Millions of Americans and their political representatives still talk as though the federal budget and the deficit are both still exploding. The numbers, as compiled by the Congressional Budget Office last month, disagree.

The federal budget deficit will shrink this year to $642 billion, its lowest level since 2008 and $200 billion smaller than what the CBO projected as recently as February. That deficit will be 4 percent of gross domestic product, less than half its ratio in 2009. Revenues will increase 15 percent this year, a third higher than the CBO expected in February. Spending is expected to be stable as a share of the economy at least through 2021, keeping in the range of 13.1 percent to 13.5 percent of GDP.

These figures indicate not merely that deficit fever has lasted too long in Washington, but that it may have been based on a misdiagnosis to begin with. The speed at which the CBO’s projections have changed over just a few months is a reminder that the major cause of deficit growth from 2008 through 2012 was the economic slump, which simultaneously reduced government revenues and necessitated a surge in government spending for unemployment relief and other stimulative programs.
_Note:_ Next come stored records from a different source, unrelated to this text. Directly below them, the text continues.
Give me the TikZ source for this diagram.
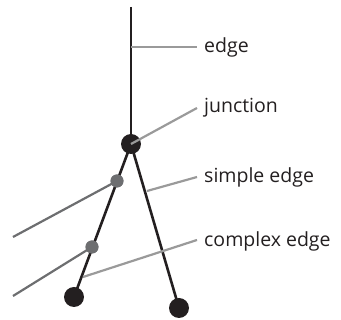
\documentclass[tikz,border=0pt]{standalone}
\usepackage{fontspec}
\setmainfont{Open Sans}
\definecolor{ink}{HTML}{231F20}
\definecolor{lead}{HTML}{9A9A9A}
\definecolor{midgray}{HTML}{6D6E70}
\begin{document}
\begin{tikzpicture}[x=1pt,y=-1pt,
  blackdot/.style={circle,fill=ink,inner sep=0pt,minimum size=20pt},
  graydot/.style={circle,fill=midgray,inner sep=0pt,minimum size=13pt},
  branch/.style={draw=ink,line width=2.6pt},
  leader/.style={draw=lead,line width=2.2pt},
  side/.style={draw=midgray,line width=2.2pt},
  lbl/.style={anchor=west,inner sep=0pt,font=\fontsize{19.5}{22}\selectfont,text=ink}]
\useasboundingbox (0,0) rectangle (341,320);
% nodes
\coordinate (top) at (131,7);
\node[blackdot] (J) at (131,144) {};
\node[blackdot] (BL) at (74,297) {};
\node[blackdot] (BR) at (179,308) {};
% branches
\draw[branch] (top) -- (J.center);
\draw[branch] (J.center) -- (BL.center);
\draw[branch] (J.center) -- (BR.center);
% gray junctions on the left branch
\node[graydot] (G1) at (117,181) {};
\node[graydot] (G2) at (92,247) {};
\coordinate (S1) at (13,237);
\coordinate (S2) at (13,296);
\draw[side] (G1.center) -- (S1);
\draw[side] (G2.center) -- (S2);
\node[graydot] at (G1) {};
\node[graydot] at (G2) {};
% labels
\node[lbl] (Ledge) at (204,47) {edge};
\node[lbl] (Ljunc) at (204,108) {junction};
\node[lbl] (Lsimple) at (204,177) {simple edge};
\node[lbl] (Lcomplex) at (204,241) {complex edge};
% leader lines
\coordinate (Pedge) at (131,47);
\coordinate (Psimple) at (147,191);
\coordinate (Pcomplex) at (83,277);
\draw[leader] (Pedge) -- (197,47);
\draw[leader] (J.center) -- (197,108);
\draw[leader] (Psimple) -- (197,177);
\draw[leader] (Pcomplex) -- (197,240);
\end{tikzpicture}
\end{document}
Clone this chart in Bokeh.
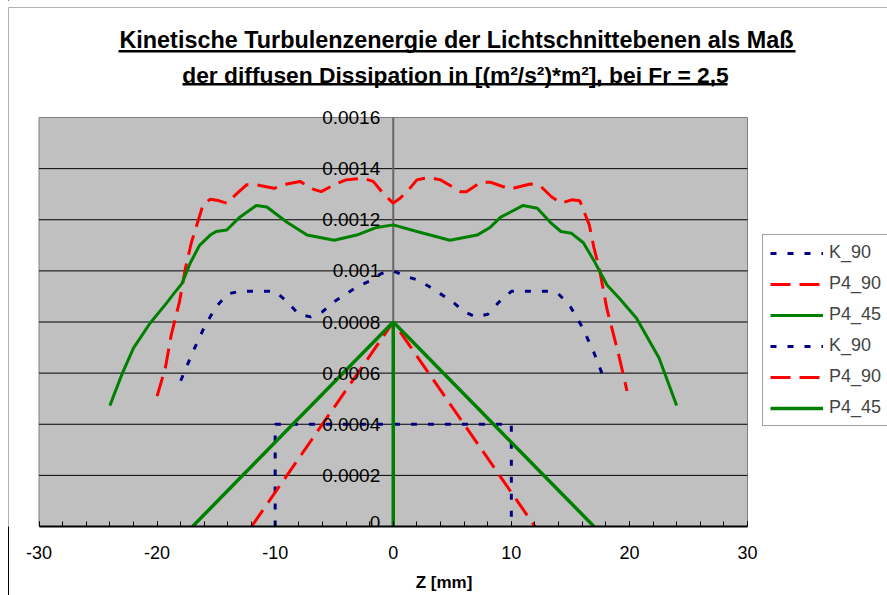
from bokeh.plotting import figure
from bokeh.models import (Label, BoxAnnotation, Legend, LegendItem, FixedTicker,
                          CustomJSTickFormatter, Range1d)
from bokeh.core.properties import value
from bokeh.embed import file_html
from bokeh.resources import INLINE

FONT = "Liberation Sans"

# ---------------- data ----------------
# K_90 (measured curve)
k90_z = [-18, -17, -16, -15, -14, -13, -12, -11, -10, -9, -8, -7, -6, -5, -4, -3, -2, -1, 0,
         1, 2, 3, 4, 5, 6, 7, 8, 9, 10, 11, 12, 13, 14, 15, 16, 17, 18]
k90_v = [0.00057, 0.00068, 0.00078, 0.00086, 0.00091, 0.00092, 0.00092, 0.00092, 0.00092,
         0.00088, 0.00083, 0.00082, 0.00084, 0.00088, 0.00091, 0.00094, 0.00096, 0.00099, 0.00100,
         0.00098, 0.000965, 0.00094, 0.00091, 0.00088, 0.00084, 0.00082, 0.00083, 0.00088,
         0.00092, 0.00092, 0.00092, 0.00092, 0.00091, 0.00086, 0.00078, 0.00068, 0.00056]

# P4_90 (measured curve)
p490_z = [-20, -19.3, -18.8, -18.1, -17.6, -17.1, -16.5, -16.1, -15.5, -14.8,
          -14.1, -13.3, -12.4, -11.6, -10.1, -9.0, -7.9, -6.8, -6.1, -5.0,
          -4.0, -2.5, -1.7, -0.8, 0, 0.6, 1.3, 2.0, 3.0, 4.0,
          5.7, 6.2, 7.4, 8.2, 9.9, 11.6, 12.5, 13.4, 14.2, 15.1,
          15.8, 16.6, 17.0, 17.5, 18.1, 19.1, 19.8]
p490_v = [0.00051, 0.00062, 0.00075, 0.00088, 0.00101, 0.00111, 0.00120, 0.00126, 0.00128, 0.001275,
          0.001265, 0.00130, 0.001337, 0.001337, 0.001323, 0.00134, 0.00135, 0.00132, 0.00131, 0.001337,
          0.001356, 0.001362, 0.00135, 0.00130, 0.001265, 0.001285, 0.001317, 0.001356, 0.001365, 0.001356,
          0.00131, 0.00131, 0.001347, 0.001347, 0.00132, 0.00134, 0.00133, 0.00129, 0.001265, 0.001278,
          0.001274, 0.00118, 0.00109, 0.000998, 0.00085, 0.00067, 0.00053]

# P4_45 (measured curve)
p445_z = [-24, -23, -22, -20.6, -19.2, -18.6, -17.9, -17.2, -16.4, -15.5,
          -15.0, -14.1, -13.0, -11.6, -10.7, -9.0, -7.3, -5.0, -3.1, -1.4,
          0, 2.0, 4.8, 7.1, 8.2, 9.1, 11.0, 12.2, 13.3, 14.2,
          15.1, 16.1, 17.0, 18.1, 19.2, 20.6, 22.5, 24]
p445_v = [0.000473, 0.000593, 0.000698, 0.000795, 0.000874, 0.00091, 0.00095, 0.00103, 0.00110, 0.00114,
          0.001154, 0.00116, 0.00121, 0.001256, 0.00125, 0.00119, 0.00114, 0.00112, 0.00114, 0.00117,
          0.00118, 0.001154, 0.00112, 0.00114, 0.00117, 0.00121, 0.001256, 0.001245, 0.00119, 0.001154,
          0.001147, 0.00111, 0.00104, 0.000945, 0.00089, 0.000815, 0.00066, 0.000473]

# second set (model shapes)
k90b_z = [-10, -10, 10, 10]
k90b_v = [0, 0.0004, 0.0004, 0]
p490b_z = [-12, 0, 12]
p490b_v = [0, 0.0008, 0]
p445b_z = [-17, 0, 0, 0, 17]
p445b_v = [0, 0.0008, 0, 0.0008, 0]

x_ticks = [-30, -20, -10, 0, 10, 20, 30]
x_minor = list(range(-30, 31, 2))
y_ticks = [0, 0.0002, 0.0004, 0.0006, 0.0008, 0.001, 0.0012, 0.0014, 0.0016]
y_labels = ["0", "0.0002", "0.0004", "0.0006", "0.0008", "0.001", "0.0012", "0.0014", "0.0016"]
y_axis_at = 0

title1 = "Kinetische Turbulenzenergie der Lichtschnittebenen als Maß"
title2 = "der diffusen Dissipation in [(m²/s²)*m²], bei Fr = 2,5"

NAVY, RED, GREEN = "#000080", "#FF0000", "#008000"

# ---------------- layout constants (pixels) ----------------
W, H = 887, 595
PLOT_L, PLOT_R, PLOT_T, PLOT_B = 38.5, 747.0, 117.0, 526.0

x_lo, x_hi = x_ticks[0], x_ticks[-1]
y_lo, y_hi = y_ticks[0], y_ticks[-1]
xppu = (PLOT_R - PLOT_L) / (x_hi - x_lo)
yppu = (PLOT_B - PLOT_T) / (y_hi - y_lo)
x_range = Range1d(x_lo - PLOT_L / xppu, x_hi + (W - PLOT_R) / xppu)
y_range = Range1d(y_lo, y_hi + PLOT_T / yppu)

# ---------------- figure ----------------
p = figure(width=W, height=H, x_range=x_range, y_range=y_range,
           output_backend="svg", toolbar_location=None, y_axis_location=None,
           min_border_left=0, min_border_right=0, min_border_top=0,
           min_border_bottom=int(H - PLOT_B),
           background_fill_color="white", border_fill_color="white", border_fill_alpha=0,
           outline_line_color=None)
p.styles = {"background": "linear-gradient(90deg, #ffffff 0px, #ffffff 8px, #000000 8px, "
                          "#000000 9px, #ffffff 9px, #ffffff 100%)"}
p.xgrid.visible = False
p.ygrid.visible = False

# plot area
p.quad(left=[x_lo], right=[x_hi], bottom=[y_lo], top=[y_hi],
       fill_color="#C0C0C0", line_color="#808080", line_width=1)
# horizontal gridlines
p.segment(x0=[x_lo] * (len(y_ticks) - 1), x1=[x_hi] * (len(y_ticks) - 1),
          y0=y_ticks[1:-1] + [y_hi], y1=y_ticks[1:-1] + [y_hi],
          line_color=["black"] * (len(y_ticks) - 2) + ["#808080"], line_width=1)
# value axis crossing at z = 0
p.segment(x0=[y_axis_at], x1=[y_axis_at], y0=[y_lo], y1=[y_hi], line_color="#666666", line_width=2)

# x axis at the bottom of the plot area
ax = p.xaxis[0]
ax.bounds = (x_lo, x_hi)
ax.ticker = FixedTicker(ticks=x_ticks, minor_ticks=x_minor)
ax.formatter = CustomJSTickFormatter(code="return tick.toString()")
ax.axis_line_color = "black"
ax.axis_line_width = 2
ax.major_tick_in = 5
ax.major_tick_out = 0
ax.minor_tick_in = 5
ax.minor_tick_out = 0
ax.major_tick_line_color = "black"
ax.minor_tick_line_color = "black"
ax.major_label_text_font = FONT
ax.major_label_text_font_size = "18px"
ax.major_label_text_color = "black"
ax.major_label_standoff = 19
ax.axis_label = "Z [mm]"
ax.axis_label_text_font = FONT
ax.axis_label_text_font_style = "bold"
ax.axis_label_text_font_size = "17px"
ax.axis_label_text_color = "black"
ax.axis_label_standoff = 11

# series
r1 = p.line(k90_z, k90_v, line_color=NAVY, line_width=3, line_dash="6 11")
r2 = p.line(p490_z, p490_v, line_color=RED, line_width=3, line_dash="20 9")
r3 = p.line(p445_z, p445_v, line_color=GREEN, line_width=3)
r4 = p.line(k90b_z, k90b_v, line_color=NAVY, line_width=3, line_dash="6 11")
r5 = p.line(p490b_z, p490b_v, line_color=RED, line_width=3, line_dash="20 9")
r6 = p.line(p445b_z, p445b_v, line_color=GREEN, line_width=3.5)

# value axis labels (the label at the axis base is nudged up so it stays inside the frame)
label_dy = [-4 if t == y_lo else 0 for t in y_ticks]
p.text(x=[y_axis_at] * len(y_ticks), y=y_ticks, text=y_labels, x_offset=-13, y_offset=label_dy,
       text_align="right", text_baseline="middle", text_font=value(FONT),
       text_font_size="19px", text_color="black")

legend = Legend(items=[
    LegendItem(label="K_90", renderers=[r1]),
    LegendItem(label="P4_90", renderers=[r2]),
    LegendItem(label="P4_45", renderers=[r3]),
    LegendItem(label="K_90", renderers=[r4]),
    LegendItem(label="P4_90", renderers=[r5]),
    LegendItem(label="P4_45", renderers=[r6]),
], location=(762, PLOT_B - 426), margin=0, padding=7, spacing=10, glyph_width=53, glyph_height=20,
    label_height=20, label_width=62, label_standoff=6, label_text_font=FONT,
    label_text_font_size="18px",
    border_line_color="#404040", border_line_width=1, background_fill_color="white",
    background_fill_alpha=1.0)
p.add_layout(legend)

# title (two underlined lines) -- screen units relative to the frame's bottom-left
p.add_layout(Label(x=456, y=PLOT_B - 39.5, x_units="screen", y_units="screen", text=title1,
                   text_align="center", text_baseline="middle", text_font=FONT,
                   text_font_style="bold", text_font_size="23.4px", text_color="black"))
p.add_layout(Label(x=455, y=PLOT_B - 74.5, x_units="screen", y_units="screen", text=title2,
                   text_align="center", text_baseline="middle", text_font=FONT,
                   text_font_style="bold", text_font_size="22.8px", text_color="black"))
for (l, r, t, b) in [(118, 795, 49.5, 52.0), (182, 727, 82.5, 85.0)]:
    p.add_layout(BoxAnnotation(left=l, right=r, bottom=PLOT_B - b, top=PLOT_B - t,
                               left_units="screen", right_units="screen",
                               top_units="screen", bottom_units="screen",
                               fill_color="black", fill_alpha=1.0, line_alpha=0))
# chart area border (top and left edges visible in the window)
p.add_layout(BoxAnnotation(left=8, right=W + 20, bottom=-100, top=PLOT_B - 7,
                           left_units="screen", right_units="screen",
                           top_units="screen", bottom_units="screen",
                           fill_alpha=0, line_color="black", line_width=1))

open("out.html", "w").write(file_html(p, INLINE))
Recovery reversed both those trends naturally.

The latest projections on the deficit reduction are lower than they were in 2011 even without the sequester, observes Michael Linden, managing director for economic policy at the Center for American Progress.

“Those reductions the sequester was supposed to achieve we would have achieved even without it,” he says. “In a rational world, we would just get rid of it.”

That’s on the center’s wish list, embodied in a paper Linden released recently, proposing that Washington “hit the reset button” on the fiscal debate. The paper calls for enactment now of three Obama budget initiatives: a $20-billion down payment on the president’s early-childhood education program for five years, $50 billion in infrastructure development and $12 billion for the Pathways Back to Work Fund, which would provide employment assistance for the longterm unemployed and young and low-income workers.

Republican centrists like Kevin Hassett of the American Enterprise Institute are sounding similar notes.

Hassett has been the economic adviser to four Republican presidential campaigns including Mitt Romney’s. In April he told the Congressional Joint Economic Committee that the long-term unemployed (those jobless for more than six months) have become so numerous and faced such grim prospects that it was time to expand spending on jobs programs now. His proposals included direct hiring of the long-term unemployed into federal jobs, expansion of relocation assistance and tax incentives for firms that hire from this group.

No one at either end of the political spectrum is suggesting that we shouldn’t be concerned about the deficit in the long term. The error was in elevating deficit reduction to a near-term imperative. One reason for the ebbing of deficit fever may be that the dire consequences of austerity have become inescapable. That’s especially true in Europe, which hasn’t learned the lesson that cutting government spending during an economic contraction is a good way to turn a slump into a Slump with a capital S.